Maintain the spine in as straight a position as possible, particularly the lower part or small of the back. Some men permit themselves to become “sway-backed” by going on year after year standing in a faulty position. The legs have some bearing on proper posture – stand and complete each stride with the knees straight; keep the toes nearly straight to the front. Europeans have a tendency to toe out, American Indians to toe in; straight to the front is the best way.

While your exercise periods will average three or four hours a week a half hour a day, you’ll have sixteen hours a day or more during which you are up and about. Proper posture during these hours will not only aid you to keep the gains in chest size that you have made, but help you increase these gains. Spending these long hours slumping about in sitting or standing will not rob you of all that you have gained, but it will retard your much-desired gains in chest size. Therefore remember to sit tall, for more of the majority of people’s time is spent sitting than standing or walking. Keep the spine straight in sitting.
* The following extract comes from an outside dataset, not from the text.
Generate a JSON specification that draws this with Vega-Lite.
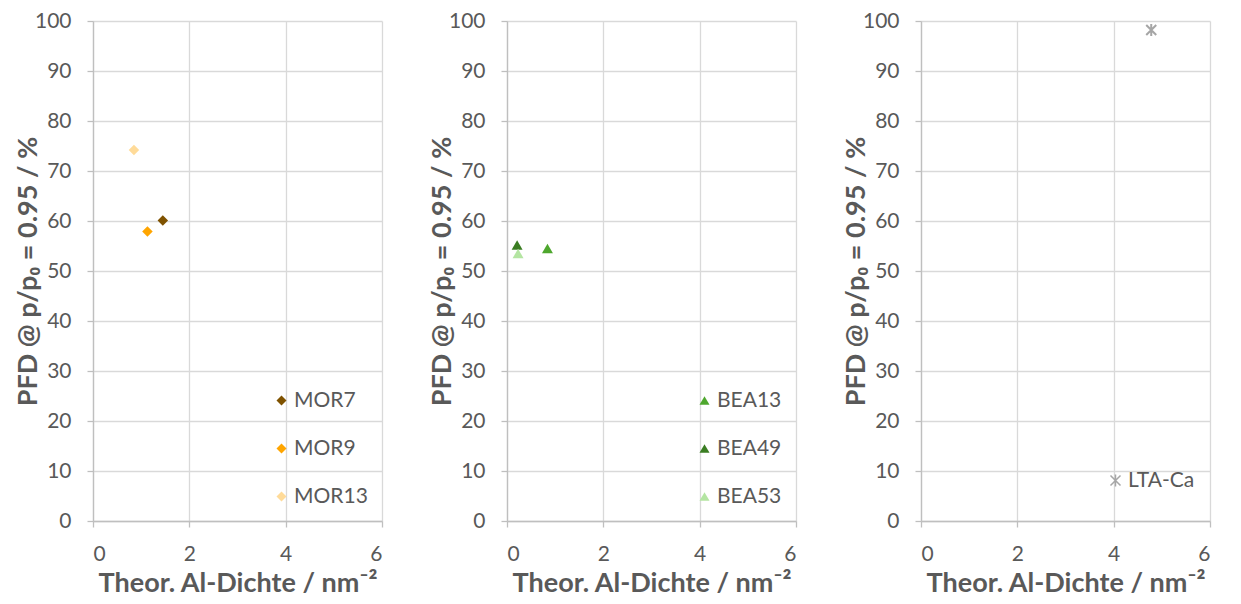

When it is necessary to lean forward, lean from the hips, keeping your back as straight as possible. Keep the feet flat upon the floor. In sleeping, spend as much time stretched out as possible rather than with the body in distorted positions.

It’s wise to take an inventory of your physical condition, including your posture, at times. Good posture, as we will constantly reiterate, means better health and far better and a much more admired appearance of the well-built man. There is a favorable contrast between chest and waist which causes the former to appear even larger than it is. When taking this physical inventory of yourself be sure that your shoulders are not rounded, your chest flattened or your abdomen protruding.